Streets on a Disk. (mapping software) (Evaluation)
by Tony Roberts
Can't get there from here? Maybe you need Streets on a Disk, an update of a sophisticated mapping program that's been around and evolving for several years.
The system consists of a base package, which contains the mapping software itself, and sets of accessory files--the maps. In my case, I received a map of Guilford County, North Carolina.
You can use Streets to locate streets or addresses, plan travel routes, and estimate travel costs. Want to know where Galway Drive is? Type in the name, and the street is highlighted. Want to get from here to there? The program includes a route calculation feature that scans all available pathways and picks the one its data says is most efficient.
The street maps, which include everything from interstate highways to footpaths, are used in conjunction with place maps, which you build to suit your needs. Using the map editor, you can add points of interest such as hotels, restaurants, or clients to your map. The place maps work as overlays to the street maps, so you can create several separate place maps to work with a single underlying street system.
Adding places is a simple process of pointing to the place's location on the map and then identifying it. Alternatively, if you have hundreds of locations to plot, Streets includes a feature called Autoplace, which reads a text file containing place information and locates those places on the map.
One of the program's more interesting features, Autoroute, finds the best route between any two points you specify. Depending on the distance, the number of streets involved, and the speed of your computer, this process can take several minutes--or hours--to complete.
I tested Autoroute with several of my regular destinations here in Greensboro, North Carolina, and found that, while it usually got me from here to there, it didn't always choose the routes I've found to be the most efficient.
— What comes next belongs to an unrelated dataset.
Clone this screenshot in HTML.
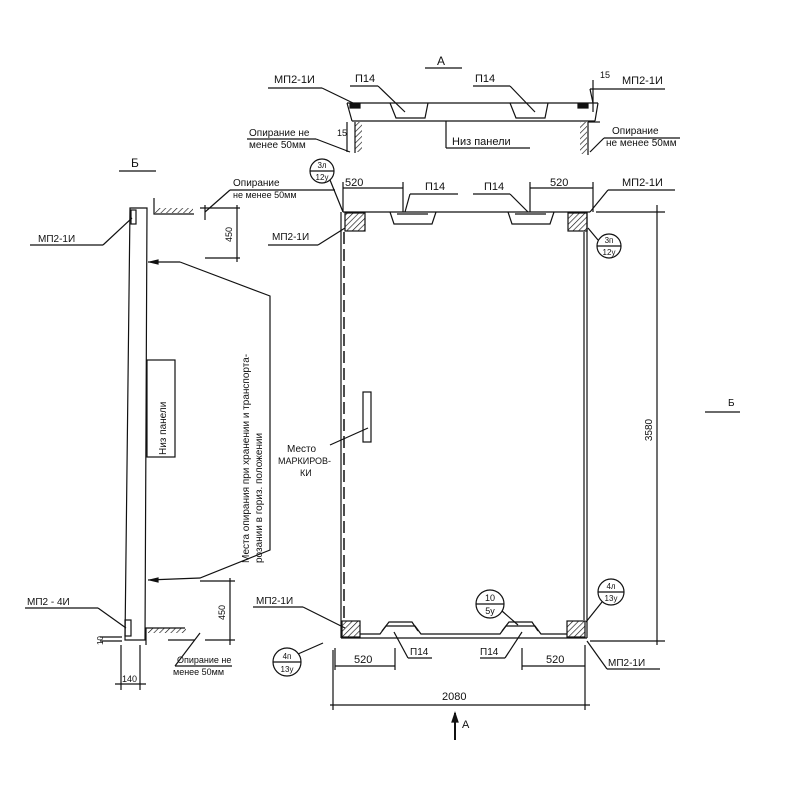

Streets on a Disk can figure mileage and calculate travel time (each street has a speed value associated with it), but the program doesn't have access to the intangibles, such as the stoplight that always seems to be red or the intersection where traffic's always backed up.
After calculating a route, the program can print out bot a map and a set of detailed travel instructions.
The program's map files are constructed from government data and are quite accurate with a few exceptions: One-way streets are not identified, roads that have been recently built or recently relocated are not shown, and the program may incorrectly interpret some highway overpasses as intersections.
According to Klynas Engineering, the program's creator, these problems are to be expected, but all of them can be corrected with the help of the street editor. In fact, the maps are working documents that users are expected to edit.
Streets on a Disk is not the easiest-to-use program in the world. Although it permits the use of the keyboard and/or mouse, the interface is nonstandard and difficult to use. For example, to make a menu bar selection, you click the right mouse button until the option you want is highlighted and then click the left button to select it. The documentation, while providing generally adequate information about using the program's features, is antiquated in appearance.
Despite the unusual interface, Streets on a Disk is an extremely powerful mapping tool that includes many more features and utilities than have been mentioned here. If you have heavy-duty mapping requirements, you should give this program a good look, keeping in mind that you'll need a fast system and a large amount of hard disk space to run it.